Contrary to another of Manzi’s assertions, I make no references to conspiracies in the book, although, thanks to scores of news reports a few months back, we now know that some very notable global-warming authorities did, in fact, destroy raw data and manipulate other data to advance the global-warming argument — as Manzi might put it if he were intellectually honest, they “colluded across decades and continents to fool gullible” policymakers. Among them is Prof. Phil Jones (who, Manzi will be glad to know, has a doctorate), who had to step down as director of the University of East Anglia’s Climatic Research Unit. Jones now claims that there has been no global warming since 1995. What a fickle bunch. Manzi didn’t mention any of this in his post, although he cleverly implies that anyone who isn’t epistemically open to their hoax must be wearing a tin-foil hat and obsessing over the Queen of England and the Trilateral Commission. Very compelling stuff.

In depicting global-warming doubters as lunatics, Manzi scoffs that they are at odds with the entire global scientific establishment. Manzi’s use of “entire global scientific establishment” is tellingly misleading. He uses that term to avoid saying what global-warming zealots used to say — “consensus.” The fact is that there is none. As I wrote in the chapter, “There is no consensus that man has influenced the earth’s temperature or that the earth’s temperature is warmer now than in past periods. And even if there were a consensus, science is not about majority rule.” So, where is this representation by the “entire global scientific establishment”?

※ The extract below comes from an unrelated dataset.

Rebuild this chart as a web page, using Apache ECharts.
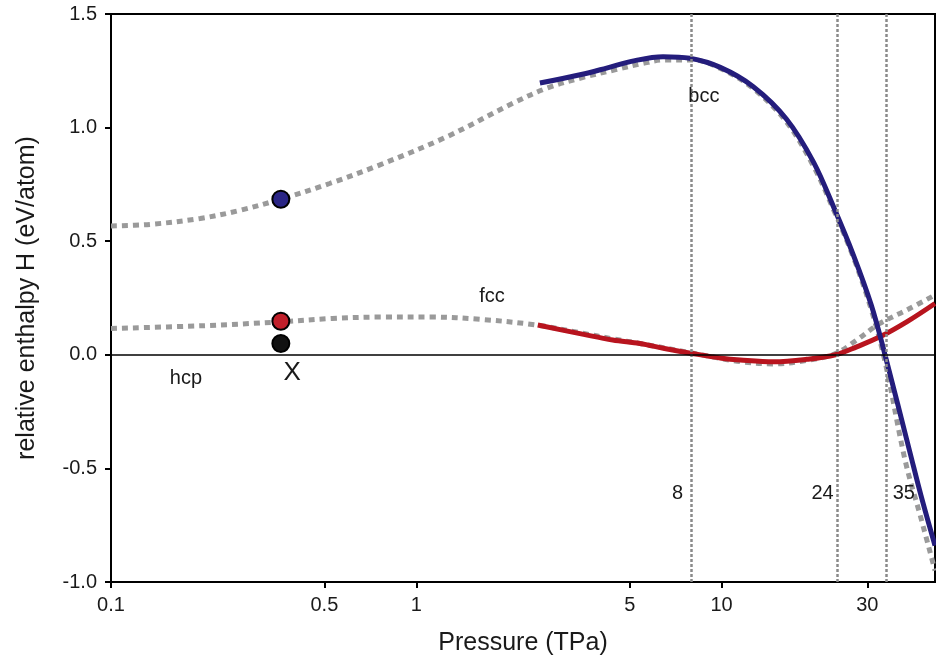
<!DOCTYPE html>
<html>
<head>
<meta charset="utf-8">
<script src="https://cdn.jsdelivr.net/npm/echarts@6/dist/echarts.min.js"></script>
<style>
html,body{margin:0;padding:0;background:#fff;}
#main{width:936px;height:664px;}
</style>
</head>
<body>
<div id="main"></div>
<script>
//灰色虚线 (上) bcc 计算曲线
var p_grey_up = [0.1, 0.134, 0.196, 0.265, 0.36, 0.52, 0.76, 1.26, 2.07, 2.68, 3.5, 4.5, 5.5, 6.5, 8, 10, 12.7, 16.3, 20, 23.5, 27, 30.9, 34.3, 40, 45, 50];
var h_grey_up = [0.567, 0.574, 0.600, 0.636, 0.685, 0.754, 0.836, 0.960, 1.107, 1.174, 1.220, 1.255, 1.282, 1.298, 1.298, 1.258, 1.172, 1.025, 0.830, 0.625, 0.430, 0.200, -0.030, -0.470, -0.720, -0.950];
//灰色虚线 (下) fcc
var p_grey_low = [0.1, 0.2, 0.36, 0.53, 0.76, 1.13, 1.62, 2.48, 3.5, 4.4, 5.4, 8, 11.5, 14.8, 19, 23.6, 27.7, 33, 40.4, 50];
var h_grey_low = [0.116, 0.128, 0.145, 0.160, 0.166, 0.166, 0.156, 0.131, 0.095, 0.070, 0.050, 0.008, -0.030, -0.040, -0.025, 0.005, 0.065, 0.138, 0.197, 0.263];
//bcc 实线
var p_bcc = [2.54, 3.5, 4.2, 5.2, 6.43, 7.87, 9.9, 12.7, 16.3, 20, 23.5, 27, 30.9, 34.3, 41.4, 45, 50];
var h_bcc = [1.196, 1.235, 1.262, 1.295, 1.312, 1.305, 1.265, 1.180, 1.038, 0.848, 0.637, 0.440, 0.220, 0, -0.430, -0.620, -0.840];
//fcc 实线
var p_fcc = [2.5, 3.5, 4.4, 5.4, 6.5, 8, 10, 11.5, 14.8, 19, 23.6, 27.7, 33, 40.4, 50];
var h_fcc = [0.131, 0.091, 0.065, 0.050, 0.028, 0.006, -0.015, -0.023, -0.031, -0.020, 0, 0.035, 0.079, 0.145, 0.226];
//X 点 (bcc, fcc, hcp)
var p_dot = 0.36;
var h_dots = [0.685, 0.148, 0.05];
var dot_colors = ['#2a2585', '#c01f2a', '#111111'];
//相变压力
var trans_p = [8, 24, 35];
var trans_label_h = -0.61;
//x轴刻度
var x_ticks = [0.1, 0.5, 1, 5, 10, 30];
var x_min = 0.1, x_max = 50;
//文字标注
var note_names = ['bcc', 'fcc', 'hcp', 'X'];
var note_p = [8.75, 1.77, 0.176, 0.392];
var note_h = [1.135, 0.258, -0.103, -0.08];

var font = '"Liberation Sans", Arial, sans-serif';

function lg(v){
	return Math.log10(v);
}

function pair(p_arr, h_arr){
	var arr = [];
	for(var i = 0; i < p_arr.length; i++){
		arr.push([lg(p_arr[i]), h_arr[i]]);
	}
	return arr;
}

var dot_data = [];
for(var i = 0; i < h_dots.length; i++){
	dot_data.push({value: [lg(p_dot), h_dots[i]], itemStyle: {color: dot_colors[i]}});
}

var note_data = [];
for(var i = 0; i < note_names.length; i++){
	note_data.push({
		value: [lg(note_p[i]), note_h[i], note_names[i]],
		label: {fontSize: note_names[i] == 'X' ? 26 : 20}
	});
}

var trans_lines = [];
var trans_texts = [];
var trans_dist = [9, 4, 5];
for(var i = 0; i < trans_p.length; i++){
	trans_lines.push({xAxis: lg(trans_p[i])});
	//35 的标注在线右侧
	trans_texts.push({
		value: [lg(trans_p[i]), trans_label_h, String(trans_p[i])],
		label: {position: i == 2 ? 'right' : 'left', distance: trans_dist[i]}
	});
}

var myChart = echarts.init(document.getElementById('main'));

var option = {
	animation: false,
	grid: {
		left: 111, right: 1, top: 14, bottom: 82,
		show: true, borderColor: '#000', borderWidth: 2
	},
	xAxis: {
		type: 'value',
		min: lg(x_min),
		max: lg(x_max),
		name: 'Pressure (TPa)',
		nameLocation: 'middle',
		nameGap: 49,
		nameTextStyle: {fontSize: 25, color: '#1a1a1a', fontFamily: font},
		axisLine: {show: true, onZero: false, lineStyle: {color: '#000', width: 2}},
		axisTick: {show: true, inside: false, length: 6, lineStyle: {color: '#000', width: 2},
			customValues: x_ticks.map(lg)},
		axisLabel: {
			margin: 13, fontSize: 20, color: '#1a1a1a', fontFamily: font,
			customValues: x_ticks.map(lg),
			formatter: function(v){
				return String(+Math.pow(10, v).toPrecision(3));
			}
		},
		splitLine: {show: false}
	},
	yAxis: {
		type: 'value',
		min: -1, max: 1.5, interval: 0.5,
		name: 'relative enthalpy H (eV/atom)',
		nameLocation: 'middle',
		nameGap: 71,
		nameTextStyle: {fontSize: 25, color: '#1a1a1a', fontFamily: font},
		axisLine: {show: true, onZero: false, lineStyle: {color: '#000', width: 2}},
		axisTick: {show: true, inside: false, length: 6, lineStyle: {color: '#000', width: 2}},
		axisLabel: {
			margin: 14, fontSize: 20, color: '#1a1a1a', fontFamily: font,
			formatter: function(v){ return v.toFixed(1); }
		},
		splitLine: {show: false}
	},
	series: [
		{
			type: 'line',
			data: pair(p_grey_up, h_grey_up),
			smooth: 0.35,
			showSymbol: false,
			z: 2,
			lineStyle: {color: '#9a9a9a', width: 5, type: [6, 5], cap: 'butt'},
			markLine: {
				silent: true,
				symbol: 'none',
				label: {show: false},
				lineStyle: {color: '#8a8a8a', width: 2.5, type: [3, 2]},
				data: trans_lines
			}
		},
		{
			type: 'line',
			data: pair(p_grey_low, h_grey_low),
			smooth: 0.35,
			showSymbol: false,
			z: 2,
			lineStyle: {color: '#9a9a9a', width: 5, type: [6, 5], cap: 'butt'},
			markLine: {
				silent: true,
				symbol: 'none',
				label: {show: false},
				lineStyle: {color: '#000', width: 1.5, type: 'solid'},
				data: [{yAxis: 0}]
			}
		},
		{
			type: 'line',
			data: pair(p_fcc, h_fcc),
			smooth: 0.35,
			showSymbol: false,
			z: 3,
			lineStyle: {color: '#b8141e', width: 5}
		},
		{
			type: 'line',
			data: pair(p_bcc, h_bcc),
			smooth: 0.35,
			showSymbol: false,
			z: 4,
			lineStyle: {color: '#241d7c', width: 5}
		},
		{
			type: 'scatter',
			data: dot_data,
			symbolSize: 17,
			z: 5,
			itemStyle: {borderColor: '#000', borderWidth: 2, opacity: 1}
		},
		{
			type: 'scatter',
			data: note_data,
			symbolSize: 0,
			z: 6,
			itemStyle: {opacity: 1},
			label: {
				show: true, position: 'inside', color: '#1a1a1a', fontFamily: font,
				formatter: function(p){ return p.value[2]; }
			}
		},
		{
			type: 'scatter',
			data: trans_texts,
			symbolSize: 0,
			z: 6,
			itemStyle: {opacity: 1},
			label: {
				show: true, color: '#1a1a1a', fontSize: 20, fontFamily: font,
				formatter: function(p){ return p.value[2]; }
			}
		}
	]
};

myChart.setOption(option);
</script>
</body>
</html>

Moreover, as I wrote further, MIT professor Richard Lindzen, whom Manzi approves of, classified “scientific consensus” respecting global warming as “unscientific.” But it is the global-warming alarmists who seek to cut off debate, which, again, I explain in the chapter. It’s quite remarkable to be accused of “epistemic closure” when it is Manzi who clings to a list of academies and others who insist with certitude that the end is near and we must act now no matter the cost. (By the way, here’s Lindzen in today’s Wall Street Journal, in an op-ed entitled “Climate Science In Denial — Global warming alarmists have been discredited, but you wouldn’t know it from the rhetoric this Earth Day.”)

Manzi also cannot comprehend why I would dare mention that in the 1970s, scientists were warning of global cooling and the coming Ice Age. Don’t I think that these scientists are also aware of what was said back then, he muses? Well, let’s see, could it be that the science remains as inexact or bogged down by politics today as it did then? And what if we as a society had acted on the bad information promulgated only three decades ago? That’s another debate Manzi doesn’t want to have.

Science requires proof. Where’s Manzi’s? Knowledge is something you can acquire. Class, apparently, is not.

Incidentally, there are two excellent new books out on this and related issues: Chris Horner’s Power Grab and Dr. Roy Spencer’s The Great Global Warming Blunder.